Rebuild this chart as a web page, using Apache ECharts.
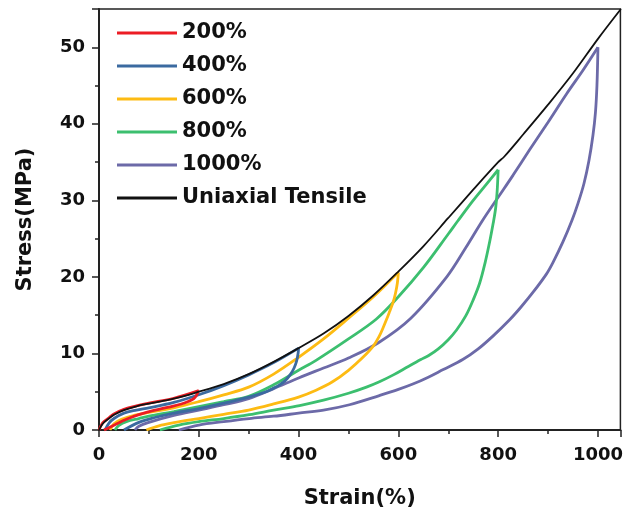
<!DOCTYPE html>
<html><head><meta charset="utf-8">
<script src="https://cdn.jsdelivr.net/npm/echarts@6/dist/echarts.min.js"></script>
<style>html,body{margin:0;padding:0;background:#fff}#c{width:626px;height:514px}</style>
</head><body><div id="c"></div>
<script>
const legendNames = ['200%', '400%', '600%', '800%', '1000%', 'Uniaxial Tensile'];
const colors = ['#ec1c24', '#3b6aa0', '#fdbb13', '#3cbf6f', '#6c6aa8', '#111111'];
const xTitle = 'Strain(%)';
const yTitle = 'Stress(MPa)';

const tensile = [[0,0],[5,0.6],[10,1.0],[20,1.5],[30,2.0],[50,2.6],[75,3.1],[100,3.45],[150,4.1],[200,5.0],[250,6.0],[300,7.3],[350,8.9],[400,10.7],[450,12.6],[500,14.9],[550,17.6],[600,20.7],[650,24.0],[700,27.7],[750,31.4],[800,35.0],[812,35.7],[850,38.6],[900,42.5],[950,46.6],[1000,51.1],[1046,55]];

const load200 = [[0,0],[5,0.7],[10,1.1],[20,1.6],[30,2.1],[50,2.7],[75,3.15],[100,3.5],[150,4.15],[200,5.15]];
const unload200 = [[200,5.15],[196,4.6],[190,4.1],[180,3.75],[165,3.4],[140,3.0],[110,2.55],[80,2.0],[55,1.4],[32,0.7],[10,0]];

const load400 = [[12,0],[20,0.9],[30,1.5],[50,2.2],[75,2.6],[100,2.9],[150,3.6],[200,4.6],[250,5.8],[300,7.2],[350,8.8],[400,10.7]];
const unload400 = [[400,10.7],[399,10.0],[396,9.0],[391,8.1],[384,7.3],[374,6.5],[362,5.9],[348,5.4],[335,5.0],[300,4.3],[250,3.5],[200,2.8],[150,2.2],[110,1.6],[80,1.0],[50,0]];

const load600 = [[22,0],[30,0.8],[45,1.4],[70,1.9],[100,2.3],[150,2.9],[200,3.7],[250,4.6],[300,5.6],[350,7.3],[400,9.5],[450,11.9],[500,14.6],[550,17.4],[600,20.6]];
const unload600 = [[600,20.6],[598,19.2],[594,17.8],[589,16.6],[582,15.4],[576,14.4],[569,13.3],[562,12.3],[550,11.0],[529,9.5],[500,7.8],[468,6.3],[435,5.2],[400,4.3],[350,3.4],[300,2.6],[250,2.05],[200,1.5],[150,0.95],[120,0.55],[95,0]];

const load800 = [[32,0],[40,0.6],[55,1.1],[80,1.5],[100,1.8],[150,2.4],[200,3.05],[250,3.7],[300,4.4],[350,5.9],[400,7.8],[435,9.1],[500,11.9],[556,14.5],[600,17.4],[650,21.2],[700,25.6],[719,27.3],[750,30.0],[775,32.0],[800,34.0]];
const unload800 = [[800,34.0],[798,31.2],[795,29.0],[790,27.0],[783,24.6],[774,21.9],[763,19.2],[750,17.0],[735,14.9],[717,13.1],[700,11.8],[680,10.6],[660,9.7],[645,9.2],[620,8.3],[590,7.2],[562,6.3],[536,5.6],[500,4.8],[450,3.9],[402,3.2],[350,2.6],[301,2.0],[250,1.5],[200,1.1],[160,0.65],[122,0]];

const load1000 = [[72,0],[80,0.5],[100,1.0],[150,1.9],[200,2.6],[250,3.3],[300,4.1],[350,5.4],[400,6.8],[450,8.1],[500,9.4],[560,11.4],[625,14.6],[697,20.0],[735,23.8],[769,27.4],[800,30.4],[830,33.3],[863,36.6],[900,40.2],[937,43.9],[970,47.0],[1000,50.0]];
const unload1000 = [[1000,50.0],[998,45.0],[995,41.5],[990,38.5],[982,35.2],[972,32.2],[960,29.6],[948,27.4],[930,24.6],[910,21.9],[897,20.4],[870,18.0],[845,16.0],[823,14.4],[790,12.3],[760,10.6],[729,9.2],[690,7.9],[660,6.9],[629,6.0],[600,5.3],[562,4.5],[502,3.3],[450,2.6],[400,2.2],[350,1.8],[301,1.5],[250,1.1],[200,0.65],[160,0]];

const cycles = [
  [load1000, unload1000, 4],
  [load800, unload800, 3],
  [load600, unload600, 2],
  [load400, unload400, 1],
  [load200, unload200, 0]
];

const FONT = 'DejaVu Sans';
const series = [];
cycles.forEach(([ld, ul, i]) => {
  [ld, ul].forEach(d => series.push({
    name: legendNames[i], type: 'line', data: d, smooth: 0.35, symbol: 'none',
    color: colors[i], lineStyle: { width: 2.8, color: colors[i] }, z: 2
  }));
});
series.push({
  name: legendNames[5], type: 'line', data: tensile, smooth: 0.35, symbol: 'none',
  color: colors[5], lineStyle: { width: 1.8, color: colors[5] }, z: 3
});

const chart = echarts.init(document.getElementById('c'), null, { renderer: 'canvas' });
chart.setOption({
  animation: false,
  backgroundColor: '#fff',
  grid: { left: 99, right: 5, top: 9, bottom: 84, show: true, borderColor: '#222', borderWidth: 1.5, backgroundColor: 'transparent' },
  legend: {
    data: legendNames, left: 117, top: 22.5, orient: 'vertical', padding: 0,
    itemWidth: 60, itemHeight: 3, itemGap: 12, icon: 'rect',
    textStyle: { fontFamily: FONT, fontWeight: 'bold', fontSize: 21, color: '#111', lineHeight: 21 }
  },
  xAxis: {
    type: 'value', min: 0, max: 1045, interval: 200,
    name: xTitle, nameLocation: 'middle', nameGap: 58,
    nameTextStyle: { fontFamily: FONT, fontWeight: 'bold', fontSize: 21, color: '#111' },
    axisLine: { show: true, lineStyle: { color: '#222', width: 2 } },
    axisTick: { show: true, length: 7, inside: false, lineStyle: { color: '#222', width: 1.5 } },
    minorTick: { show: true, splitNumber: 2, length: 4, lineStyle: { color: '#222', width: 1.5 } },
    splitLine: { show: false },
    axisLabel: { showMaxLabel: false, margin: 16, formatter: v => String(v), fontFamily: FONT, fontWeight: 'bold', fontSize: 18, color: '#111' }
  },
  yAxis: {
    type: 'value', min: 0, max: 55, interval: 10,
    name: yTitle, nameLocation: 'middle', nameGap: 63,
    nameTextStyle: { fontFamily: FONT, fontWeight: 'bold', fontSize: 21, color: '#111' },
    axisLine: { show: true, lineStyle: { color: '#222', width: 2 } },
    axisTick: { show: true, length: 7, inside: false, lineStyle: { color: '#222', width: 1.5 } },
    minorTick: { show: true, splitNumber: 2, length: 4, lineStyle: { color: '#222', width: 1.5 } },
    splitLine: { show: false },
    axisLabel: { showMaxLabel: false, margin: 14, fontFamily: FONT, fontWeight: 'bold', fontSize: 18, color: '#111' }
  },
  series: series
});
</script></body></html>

================================

Requirement: Make an exact copy of the whole listing, but don't bring over any pictures.

Solution for this problem:
Rebuild this chart as a web page, using Apache ECharts.
<!DOCTYPE html>
<html><head><meta charset="utf-8">
<script src="https://cdn.jsdelivr.net/npm/echarts@6/dist/echarts.min.js"></script>
<style>html,body{margin:0;padding:0;background:#fff}#c{width:626px;height:514px}</style>
</head><body><div id="c"></div>
<script>
const legendNames = ['200%', '400%', '600%', '800%', '1000%', 'Uniaxial Tensile'];
const colors = ['#ec1c24', '#3b6aa0', '#fdbb13', '#3cbf6f', '#6c6aa8', '#111111'];
const xTitle = 'Strain(%)';
const yTitle = 'Stress(MPa)';

const tensile = [[0,0],[5,0.6],[10,1.0],[20,1.5],[30,2.0],[50,2.6],[75,3.1],[100,3.45],[150,4.1],[200,5.0],[250,6.0],[300,7.3],[350,8.9],[400,10.7],[450,12.6],[500,14.9],[550,17.6],[600,20.7],[650,24.0],[700,27.7],[750,31.4],[800,35.0],[812,35.7],[850,38.6],[900,42.5],[950,46.6],[1000,51.1],[1046,55]];

const load200 = [[0,0],[5,0.7],[10,1.1],[20,1.6],[30,2.1],[50,2.7],[75,3.15],[100,3.5],[150,4.15],[200,5.15]];
const unload200 = [[200,5.15],[196,4.6],[190,4.1],[180,3.75],[165,3.4],[140,3.0],[110,2.55],[80,2.0],[55,1.4],[32,0.7],[10,0]];

const load400 = [[12,0],[20,0.9],[30,1.5],[50,2.2],[75,2.6],[100,2.9],[150,3.6],[200,4.6],[250,5.8],[300,7.2],[350,8.8],[400,10.7]];
const unload400 = [[400,10.7],[399,10.0],[396,9.0],[391,8.1],[384,7.3],[374,6.5],[362,5.9],[348,5.4],[335,5.0],[300,4.3],[250,3.5],[200,2.8],[150,2.2],[110,1.6],[80,1.0],[50,0]];

const load600 = [[22,0],[30,0.8],[45,1.4],[70,1.9],[100,2.3],[150,2.9],[200,3.7],[250,4.6],[300,5.6],[350,7.3],[400,9.5],[450,11.9],[500,14.6],[550,17.4],[600,20.6]];
const unload600 = [[600,20.6],[598,19.2],[594,17.8],[589,16.6],[582,15.4],[576,14.4],[569,13.3],[562,12.3],[550,11.0],[529,9.5],[500,7.8],[468,6.3],[435,5.2],[400,4.3],[350,3.4],[300,2.6],[250,2.05],[200,1.5],[150,0.95],[120,0.55],[95,0]];

const load800 = [[32,0],[40,0.6],[55,1.1],[80,1.5],[100,1.8],[150,2.4],[200,3.05],[250,3.7],[300,4.4],[350,5.9],[400,7.8],[435,9.1],[500,11.9],[556,14.5],[600,17.4],[650,21.2],[700,25.6],[719,27.3],[750,30.0],[775,32.0],[800,34.0]];
const unload800 = [[800,34.0],[798,31.2],[795,29.0],[790,27.0],[783,24.6],[774,21.9],[763,19.2],[750,17.0],[735,14.9],[717,13.1],[700,11.8],[680,10.6],[660,9.7],[645,9.2],[620,8.3],[590,7.2],[562,6.3],[536,5.6],[500,4.8],[450,3.9],[402,3.2],[350,2.6],[301,2.0],[250,1.5],[200,1.1],[160,0.65],[122,0]];

const load1000 = [[72,0],[80,0.5],[100,1.0],[150,1.9],[200,2.6],[250,3.3],[300,4.1],[350,5.4],[400,6.8],[450,8.1],[500,9.4],[560,11.4],[625,14.6],[697,20.0],[735,23.8],[769,27.4],[800,30.4],[830,33.3],[863,36.6],[900,40.2],[937,43.9],[970,47.0],[1000,50.0]];
const unload1000 = [[1000,50.0],[998,45.0],[995,41.5],[990,38.5],[982,35.2],[972,32.2],[960,29.6],[948,27.4],[930,24.6],[910,21.9],[897,20.4],[870,18.0],[845,16.0],[823,14.4],[790,12.3],[760,10.6],[729,9.2],[690,7.9],[660,6.9],[629,6.0],[600,5.3],[562,4.5],[502,3.3],[450,2.6],[400,2.2],[350,1.8],[301,1.5],[250,1.1],[200,0.65],[160,0]];

const cycles = [
  [load1000, unload1000, 4],
  [load800, unload800, 3],
  [load600, unload600, 2],
  [load400, unload400, 1],
  [load200, unload200, 0]
];

const FONT = 'DejaVu Sans';
const series = [];
cycles.forEach(([ld, ul, i]) => {
  [ld, ul].forEach(d => series.push({
    name: legendNames[i], type: 'line', data: d, smooth: 0.35, symbol: 'none',
    color: colors[i], lineStyle: { width: 2.8, color: colors[i] }, z: 2
  }));
});
series.push({
  name: legendNames[5], type: 'line', data: tensile, smooth: 0.35, symbol: 'none',
  color: colors[5], lineStyle: { width: 1.8, color: colors[5] }, z: 3
});

const chart = echarts.init(document.getElementById('c'), null, { renderer: 'canvas' });
chart.setOption({
  animation: false,
  backgroundColor: '#fff',
  grid: { left: 99, right: 5, top: 9, bottom: 84, show: true, borderColor: '#222', borderWidth: 1.5, backgroundColor: 'transparent' },
  legend: {
    data: legendNames, left: 117, top: 22.5, orient: 'vertical', padding: 0,
    itemWidth: 60, itemHeight: 3, itemGap: 12, icon: 'rect',
    textStyle: { fontFamily: FONT, fontWeight: 'bold', fontSize: 21, color: '#111', lineHeight: 21 }
  },
  xAxis: {
    type: 'value', min: 0, max: 1045, interval: 200,
    name: xTitle, nameLocation: 'middle', nameGap: 58,
    nameTextStyle: { fontFamily: FONT, fontWeight: 'bold', fontSize: 21, color: '#111' },
    axisLine: { show: true, lineStyle: { color: '#222', width: 2 } },
    axisTick: { show: true, length: 7, inside: false, lineStyle: { color: '#222', width: 1.5 } },
    minorTick: { show: true, splitNumber: 2, length: 4, lineStyle: { color: '#222', width: 1.5 } },
    splitLine: { show: false },
    axisLabel: { showMaxLabel: false, margin: 16, formatter: v => String(v), fontFamily: FONT, fontWeight: 'bold', fontSize: 18, color: '#111' }
  },
  yAxis: {
    type: 'value', min: 0, max: 55, interval: 10,
    name: yTitle, nameLocation: 'middle', nameGap: 63,
    nameTextStyle: { fontFamily: FONT, fontWeight: 'bold', fontSize: 21, color: '#111' },
    axisLine: { show: true, lineStyle: { color: '#222', width: 2 } },
    axisTick: { show: true, length: 7, inside: false, lineStyle: { color: '#222', width: 1.5 } },
    minorTick: { show: true, splitNumber: 2, length: 4, lineStyle: { color: '#222', width: 1.5 } },
    splitLine: { show: false },
    axisLabel: { showMaxLabel: false, margin: 14, fontFamily: FONT, fontWeight: 'bold', fontSize: 18, color: '#111' }
  },
  series: series
});
</script></body></html>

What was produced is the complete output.